The sdif package is the reference Python implementation of SDIF. It provides everything needed to parse, validate, canonicalize, hash, convert, and project SDIF documents.

GitHub: https://github.com/sdif-format/sdif

Install: pip install sdif-format

The PyPI package is named sdif-format to avoid a name collision with an unrelated package. The CLI command and Python import name remain sdif.

Components

Parser

Reads .sdif source files and produces an abstract syntax tree. Handles all SDIF constructs: tables, relations, rules, schemas, and comments.

The parser applies configurable policy limits on document size, row count, and string length. Default limits are appropriate for most documents. Large documents may require a custom Policy.

Canonicalizer

Produces a deterministic canonical byte representation of an SDIF document under the canonical-syntax-v1 algorithm. Canonical output is stable across environments and implementations that follow the same specification.

Canonical bytes are written to .sdif.canon files.

Hasher

Computes a SHA-256 hash over the canonical bytes of a document. The hash identifies document content independent of whitespace or field ordering in the source.

Use: sdif hash <path>

Schema Validator

Validates SDIF documents against a kind Schema document. Reports field type mismatches, missing required fields, and unrecognized fields.

The schema file must be a valid SDIF document with kind Schema, not a canonical output file.

JSON Conversion

Converts between SDIF and JSON in both directions.

  • sdif to-json <path> — emits a JSON representation of the document
  • sdif from-json <path> — reads JSON and produces SDIF source

Round-trip fidelity: JSON → SDIF → JSON preserves field values and structure for types that have direct JSON equivalents.

AI Projection

Converts SDIF to a compact AI-facing representation (.sdif.ai) and back.

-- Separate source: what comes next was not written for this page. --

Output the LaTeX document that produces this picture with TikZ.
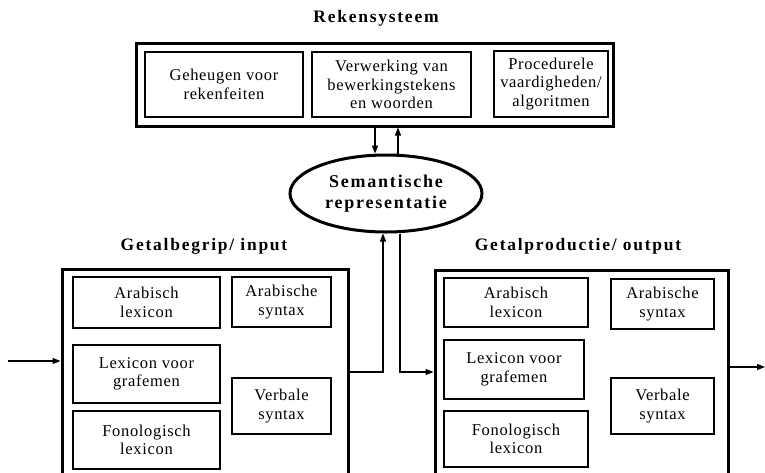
\documentclass[tikz,border=0pt]{standalone}
\usepackage{fontspec}
\setmainfont{Liberation Serif}[LetterSpace=4]
\usetikzlibrary{arrows.meta,shapes.geometric}

\tikzset{
  outerbox/.style={draw, line width=3pt, inner sep=0pt},
  innerbox/.style={draw, line width=1.1pt, align=center, inner sep=0pt,
    font=\fontsize{16.5}{18.5}\selectfont},
  boxtitle/.style={font=\bfseries\fontsize{17.5}{20}\selectfont\addfontfeatures{LetterSpace=10}},
  link/.style={line width=1.2pt},
  arr/.style={link, -{Triangle[length=8pt,width=6pt]}}
}

\begin{document}
\begin{tikzpicture}[x=1pt,y=-1pt]
  \useasboundingbox (0,0) rectangle (765,472);
  \clip (0,0) rectangle (765,472);

  % rekensysteem
  \node[boxtitle] (rektitle) at (376,18) {Rekensysteem};
  \node[outerbox, minimum width=477pt, minimum height=83pt] (rek) at (374.5,84.5) {};
  \node[innerbox, minimum width=158pt, minimum height=65pt] (geh) at (224,84.5) {Geheugen voor\\rekenfeiten};
  \node[innerbox, minimum width=159pt, minimum height=65pt] (verw) at (391.5,84.5) {Verwerking van\\bewerkingstekens\\en woorden};
  \node[innerbox, minimum width=114pt, minimum height=66pt] (proc) at (551,84) {Procedurele\\vaardigheden/\\algoritmen};

  % semantische representatie
  \node[draw, ellipse, line width=3pt, minimum width=192pt, minimum height=77pt, align=center,
    inner sep=0pt, font=\bfseries\fontsize{18}{21}\selectfont\addfontfeatures{LetterSpace=10}]
    (sem) at (386,193.5) {Semantische\\representatie};

  % getalbegrip
  \node[boxtitle] (gintitle) at (204,246) {Getalbegrip/ input};
  \node[outerbox, minimum width=286pt, minimum height=216pt] (gin) at (205,377) {};
  \node[innerbox, minimum width=147pt, minimum height=51pt] (lal) at (146.5,302.5) {Arabisch\\lexicon};
  \node[innerbox, minimum width=99pt, minimum height=50pt] (las) at (281.5,302) {Arabische\\syntax};
  \node[innerbox, minimum width=147pt, minimum height=58pt] (llg) at (146.5,374) {Lexicon voor\\grafemen};
  \node[innerbox, minimum width=147pt, minimum height=58pt] (lfl) at (146.5,440) {Fonologisch\\lexicon};
  \node[innerbox, minimum width=99pt, minimum height=56pt] (lvs) at (281.5,406) {Verbale\\syntax};

  % getalproductie
  \node[boxtitle] (gouttitle) at (578,246) {Getalproductie/ output};
  \node[outerbox, minimum width=293pt, minimum height=216pt] (gout) at (581.5,378) {};
  \node[innerbox, minimum width=144pt, minimum height=49pt] (ral) at (516,302.5) {Arabisch\\lexicon};
  \node[innerbox, minimum width=103pt, minimum height=50pt] (ras) at (662.5,304) {Arabische\\syntax};
  \node[innerbox, minimum width=140pt, minimum height=59pt] (rlg) at (514,369.5) {Lexicon voor\\grafemen};
  \node[innerbox, minimum width=144pt, minimum height=56pt] (rfl) at (516,439) {Fonologisch\\lexicon};
  \node[innerbox, minimum width=103pt, minimum height=56pt] (rvs) at (662.5,406) {Verbale\\syntax};

  % verbindingen
  \coordinate (semdn) at (375,0);
  \coordinate (semup) at (398,0);
  \coordinate (inp) at (8,361);
  \coordinate (lup) at (383,372);
  \coordinate (rdn) at (400,372);
  \coordinate (outp) at (765,367);

  \draw[arr] (rek.south -| semdn) -- (sem.north -| semdn);
  \draw[arr] (sem.north -| semup) -- (rek.south -| semup);
  \draw[arr] (inp) -- (inp -| gin.west);
  \draw[arr] (lup -| gin.east) -- (lup) -- (lup |- sem.south);
  \draw[arr] (rdn |- sem.south) -- (rdn) -- (rdn -| gout.west);
  \draw[arr] (outp -| gout.east) -- (outp);
\end{tikzpicture}
\end{document}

  • sdif ai <path> — generates the AI projection; supports --alias FIELD=ALIAS for custom column abbreviations
  • sdif from-ai <path> — reconstructs SDIF source from an AI projection

Round-trip fidelity: SDIF → SDIF AI → SDIF preserves the canonical hash. The reconstructed document canonicalizes to the same bytes as the original.

CLI

Full command-line interface:

CommandDescription
sdif parse <path>Parse and display the document AST
sdif canon <path>Print canonical bytes
sdif hash <path>Print the SHA-256 hash
sdif tokens <path>Count tokens
sdif to-json <path>Convert to JSON
sdif from-json <path>Convert from JSON
sdif ai <path>Generate AI projection
sdif from-ai <path>Reconstruct from AI projection
sdif validate <path> --schema <path>Validate against a schema
sdif inspect <path>Inspect document structure
sdif fmt <path>Format source; --check to verify without writing

Python API

All CLI operations are available as Python functions. Import from the sdif package:

from sdif import parse_file, canonicalize, document_hash, to_json, from_json

Refer to the source repository for the full API reference.

Conformance

The package ships with a conformance fixture suite. Fixtures cover valid and invalid documents for each grammar construct, canonicalization edge cases, and round-trip paths.